You often mention the example of a foreign government renting rooms at a Trump hotel, and not even using them, just to curry favor with his administration. Are you suggesting that any president who owns a business should have to divest that asset? 

What we try to do is require both transparency and, as the Constitution requires, congressional approval so that we understand if there’s an emolument being paid, and if there is, that Congress either approves or disapproves of it. But if Congress disapproves of it, then it can’t be undertaken.

Anyone who wants to be the president of the United States needs to put the country first, not their business interests. And if they’re unwilling to do it, they shouldn’t run for president.
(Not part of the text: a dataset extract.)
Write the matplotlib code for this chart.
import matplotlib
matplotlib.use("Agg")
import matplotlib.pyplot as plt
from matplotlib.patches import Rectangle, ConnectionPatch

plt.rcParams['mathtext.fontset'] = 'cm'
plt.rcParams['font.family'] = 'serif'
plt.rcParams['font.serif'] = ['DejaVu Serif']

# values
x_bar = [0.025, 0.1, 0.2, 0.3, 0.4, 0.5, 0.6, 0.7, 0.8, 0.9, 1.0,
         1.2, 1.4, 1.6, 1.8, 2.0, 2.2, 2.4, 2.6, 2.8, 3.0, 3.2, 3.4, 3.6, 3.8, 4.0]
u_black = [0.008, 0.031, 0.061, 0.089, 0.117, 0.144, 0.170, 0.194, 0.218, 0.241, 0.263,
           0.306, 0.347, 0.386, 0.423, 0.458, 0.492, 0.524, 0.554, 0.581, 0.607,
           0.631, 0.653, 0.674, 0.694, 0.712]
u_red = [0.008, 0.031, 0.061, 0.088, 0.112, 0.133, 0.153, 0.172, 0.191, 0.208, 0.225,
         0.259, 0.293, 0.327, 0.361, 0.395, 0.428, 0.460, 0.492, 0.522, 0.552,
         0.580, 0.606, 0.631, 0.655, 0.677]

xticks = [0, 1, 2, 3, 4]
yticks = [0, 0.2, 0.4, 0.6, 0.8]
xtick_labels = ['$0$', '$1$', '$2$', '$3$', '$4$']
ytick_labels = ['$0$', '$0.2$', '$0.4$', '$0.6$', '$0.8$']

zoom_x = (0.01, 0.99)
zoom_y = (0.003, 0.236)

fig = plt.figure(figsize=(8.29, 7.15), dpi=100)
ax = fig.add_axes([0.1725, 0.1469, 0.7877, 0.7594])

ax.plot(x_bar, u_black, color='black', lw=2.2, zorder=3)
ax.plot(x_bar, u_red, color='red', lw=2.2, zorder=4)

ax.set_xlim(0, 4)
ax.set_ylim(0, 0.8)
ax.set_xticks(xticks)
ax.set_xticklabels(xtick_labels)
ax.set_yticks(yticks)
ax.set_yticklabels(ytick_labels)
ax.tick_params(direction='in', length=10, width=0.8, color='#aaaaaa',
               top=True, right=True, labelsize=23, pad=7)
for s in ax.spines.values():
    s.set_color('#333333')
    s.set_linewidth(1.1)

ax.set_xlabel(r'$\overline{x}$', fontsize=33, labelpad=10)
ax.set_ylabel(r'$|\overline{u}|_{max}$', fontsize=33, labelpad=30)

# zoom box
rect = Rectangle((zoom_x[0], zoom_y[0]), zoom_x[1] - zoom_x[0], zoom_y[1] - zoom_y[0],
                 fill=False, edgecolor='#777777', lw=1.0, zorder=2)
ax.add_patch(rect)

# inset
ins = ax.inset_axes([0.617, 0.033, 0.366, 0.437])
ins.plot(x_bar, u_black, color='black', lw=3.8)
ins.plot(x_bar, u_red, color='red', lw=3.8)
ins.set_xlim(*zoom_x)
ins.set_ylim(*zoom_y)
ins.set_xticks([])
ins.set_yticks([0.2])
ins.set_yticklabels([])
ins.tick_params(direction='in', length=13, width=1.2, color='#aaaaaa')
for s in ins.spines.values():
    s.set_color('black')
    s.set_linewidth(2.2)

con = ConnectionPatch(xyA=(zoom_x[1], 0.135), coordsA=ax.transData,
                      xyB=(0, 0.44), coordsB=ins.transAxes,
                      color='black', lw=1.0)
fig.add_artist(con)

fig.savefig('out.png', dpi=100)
There is a real risk when people are not willing to put their investments, [their] assets, in a blind trust.

Are you concerned at all about the current president’s family members making money basically on the Biden name — Hunter Biden selling his art, the brothers doing business?

I think we apply the same standard to any president of either party. If any president's conduct violates the constitutional prohibition on emoluments, then there needs to be a mechanism to enforce it. And so this is one of the reasons why I say that this package of reforms is really party neutral, president neutral. It's a means of ensuring there's good government no matter who occupies that office.

How do you reconcile the Democrats’ aggressive policy agenda with their tenuous political standing, including a presidential job approval well below that of the last two Democratic presidents at this point in their tenure? 

We’ve become a much more partisan, polarized country. In light of that, progress has really been stalled for a long time. For the last several decades, we’ve seen this incredible disparity in income grow and grow and grow. We’ve seen the middle class under greater and greater stress. I think that propelled a lot of the xenophobic populism we witnessed over the last four years. And I do think it means that when you do have an opportunity to govern, you have to make use of that opportunity.

One thing that Republicans did show in the last four years is that when they control the instruments of power, they could use it to move the country quite radically. 

I don’t think we can meet an effort to move the country radically in the wrong direction with incrementalism in the right direction.